How Telescopes Work

When we think of telescopes we conjure up familiar images of old sea dogs scanning the horizon or astronomers in hilltop observatories gazing at the stars, but what actually ARE telescopes and how do they work?

A telescope is simply an optical instrument that makes distant objects seem nearer. It does this by using a lens or mirror to gather the light reflected by those distant objects and bring it to a focus. A second lens is then used to magnify the focused light and this magnified image is what our eye sees; We see the close-up image.

There are two main types of telescope: Refractors and reflectors.

The refracting telescope was the first to be invented and is still the more familiar type. A simple refractor consists of a tube with a large convex (thicker in the middle) lens – called the objective lens – at one end, and a smaller magnifying lens – called the eyepiece – at the other. The objective lens collects the light reflected by a distant object and focuses this light to form an ‘image’ inside the tube. This image is then magnified by the eyepiece. The distance between the eyepiece and the objective lens can be varied (or focused) to achieve a sharp image. If only two lenses are used the image will appear upside down to the viewer, so additional lenses called ‘erecting’ lenses are usually added to the tube to ensure the image is upright.
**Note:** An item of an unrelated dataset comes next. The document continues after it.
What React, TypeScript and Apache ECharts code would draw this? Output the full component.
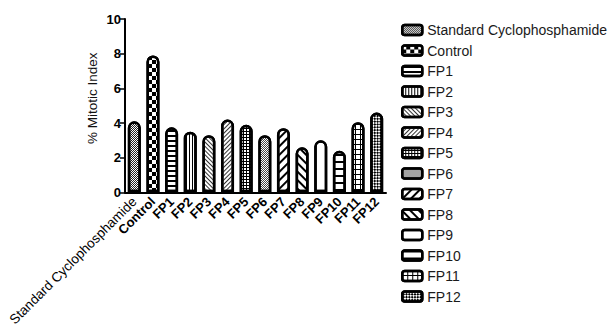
import React, { useEffect, useRef } from "react";
import * as echarts from "echarts";

const categories = [
  "Standard Cyclophosphamide", "Control", "FP1", "FP2", "FP3", "FP4", "FP5",
  "FP6", "FP7", "FP8", "FP9", "FP10", "FP11", "FP12",
];
const values = [4.1, 7.9, 3.75, 3.5, 3.3, 4.2, 3.9, 3.3, 3.7, 2.6, 3.0, 2.4, 4.05, 4.6];
const yTicks = { min: 0, max: 10, interval: 2 };

const FONT = "'Liberation Sans', Arial, sans-serif";

const decals: any[] = [
  // Standard: fine gray dots
  { symbol: "rect", symbolSize: 1, dashArrayX: [[1, 1], [0, 1, 1, 0]], dashArrayY: [1, 0], color: "#222", backgroundColor: "#fff" },
  // Control: checkerboard
  { symbol: "rect", symbolSize: 1, dashArrayX: [[4, 4], [0, 4, 4, 0]], dashArrayY: [4, 0], color: "#000", backgroundColor: "#fff" },
  // FP1: horizontal stripes
  { symbol: "rect", symbolSize: 1, dashArrayX: [1, 0], dashArrayY: [1.3, 2.2], color: "#000", backgroundColor: "#fff" },
  // FP2: vertical stripes
  { symbol: "rect", symbolSize: 1, dashArrayX: [1, 1.8], dashArrayY: [1, 0], color: "#000", backgroundColor: "#fff" },
  // FP3: fine diagonal /
  { symbol: "rect", symbolSize: 1, dashArrayX: [1, 0], dashArrayY: [1, 1.5], rotation: Math.PI / 4, color: "#333", backgroundColor: "#fff" },
  // FP4: fine diagonal \
  { symbol: "rect", symbolSize: 1, dashArrayX: [1, 0], dashArrayY: [1, 1.5], rotation: -Math.PI / 4, color: "#333", backgroundColor: "#fff" },
  // FP5: grid
  { symbol: "rect", symbolSize: 1, dashArrayX: [[1, 0], [1, 2], [1, 2]], dashArrayY: [1, 0], color: "#000", backgroundColor: "#fff" },
  // FP6: fine dots
  { symbol: "rect", symbolSize: 1, dashArrayX: [[1, 1], [0, 1, 1, 0]], dashArrayY: [1, 0], color: "#444", backgroundColor: "#fff" },
  // FP7: wide diagonal \
  { symbol: "rect", symbolSize: 1, dashArrayX: [1, 0], dashArrayY: [1.6, 4], rotation: -Math.PI / 4, color: "#000", backgroundColor: "#fff" },
  // FP8: wide diagonal /
  { symbol: "rect", symbolSize: 1, dashArrayX: [1, 0], dashArrayY: [1.6, 4], rotation: Math.PI / 4, color: "#000", backgroundColor: "#fff" },
  // FP9: plain white
  null,
  // FP10: wide horizontal stripes
  { symbol: "rect", symbolSize: 1, dashArrayX: [1, 0], dashArrayY: [1.6, 4.4], color: "#000", backgroundColor: "#fff" },
  // FP11: wide grid
  { symbol: "rect", symbolSize: 1, dashArrayX: [[1, 0], [1, 4], [1, 4], [1, 4], [1, 4]], dashArrayY: [1, 0], color: "#000", backgroundColor: "#fff" },
  // FP12: diamond lattice
  { symbol: "rect", symbolSize: 1, dashArrayX: [[2, 2], [0, 2, 2, 0]], dashArrayY: [2, 0], rotation: Math.PI / 4, color: "#000", backgroundColor: "#fff" },
];

export default function App() {
  const ref = useRef<HTMLDivElement>(null);
  useEffect(() => {
    if (!ref.current) return;
    const chart = echarts.init(ref.current, undefined, { renderer: "svg" });
    const series = categories.map((name, i) => ({
      name,
      type: "bar",
      stack: "all",
      barWidth: 13,
      data: categories.map((_, j) => (j === i ? values[i] : null)),
      itemStyle: {
        color: "#fff",
        borderColor: "#000",
        borderWidth: 2.5,
        borderRadius: [6, 6, 0, 0],
        decal: decals[i] || { symbol: "none", color: "#fff", backgroundColor: "#fff" },
      },
    }));
    chart.setOption({
      animation: false,
      backgroundColor: "#fff",
      aria: { enabled: false, decal: { show: true } },
      textStyle: { fontFamily: FONT },
      grid: { left: 125, right: 227, top: 19, bottom: 133, containLabel: false },
      legend: {
        orient: "vertical",
        left: 401,
        top: 23,
        padding: 0,
        itemWidth: 20,
        itemHeight: 10,
        itemGap: 6.5,
        icon: "roundRect",
        textStyle: { fontSize: 14, color: "#1a1a1a", fontFamily: FONT },
        itemStyle: { borderColor: "#000", borderWidth: 2.5 },
        data: categories,
      },
      xAxis: {
        type: "category",
        data: categories,
        axisLine: { lineStyle: { color: "#000", width: 2 } },
        axisTick: { alignWithLabel: true, length: 5, lineStyle: { color: "#000", width: 1.5 } },
        axisLabel: {
          rotate: 45,
          interval: 0,
          color: "#000",
          fontWeight: "bold",
          fontSize: 13,
          fontFamily: FONT,
          margin: 7,
          formatter: (v: string) => (v.length > 10 ? `{n|${v}}` : v),
          rich: {
            n: { fontWeight: "normal", fontSize: 13.5, color: "#000", fontFamily: FONT },
          },
        },
      },
      yAxis: {
        type: "value",
        min: yTicks.min,
        max: yTicks.max,
        interval: yTicks.interval,
        name: "% Mitotic Index",
        nameLocation: "middle",
        nameGap: 26,
        nameTextStyle: { fontSize: 13.5, color: "#111", fontFamily: FONT, padding: [0, 0, 0, 15] },
        axisLine: { show: true, lineStyle: { color: "#000", width: 2 } },
        axisTick: { show: true, length: 5, lineStyle: { color: "#000", width: 1.5 } },
        axisLabel: { color: "#000", fontWeight: "bold", fontSize: 13, fontFamily: FONT, margin: 4 },
        splitLine: { show: false },
      },
      series,
    });
    return () => chart.dispose();
  }, []);
  return (
    <div
      ref={ref}
      style={{ position: "absolute", left: 0, top: 0, width: 613, height: 329 }}
    />
  );
}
A disadvantage of refracting telescopes is that the lenses are susceptible to light distortions and aberrations. This distortion problem led to the development of the second main type of telescope: The reflector.

In a reflecting telescope the light enters the tube and hits a large concave mirror situated at the far end. This mirror collects the light and reflects it back onto a smaller flat mirror situated further up the tube nearer the entry which in turn reflects the light 90 degrees towards a magnifying eyepiece on the side of the tube.

Reflector telescopes are less problematical than refractors because they are less susceptible to light distortion. Nowadays most large telescopes are reflectors.

The first practical reflecting telescope was constructed in the late 17th century by Sir Isaac Newton and that is why they are often called Newtonian reflectors.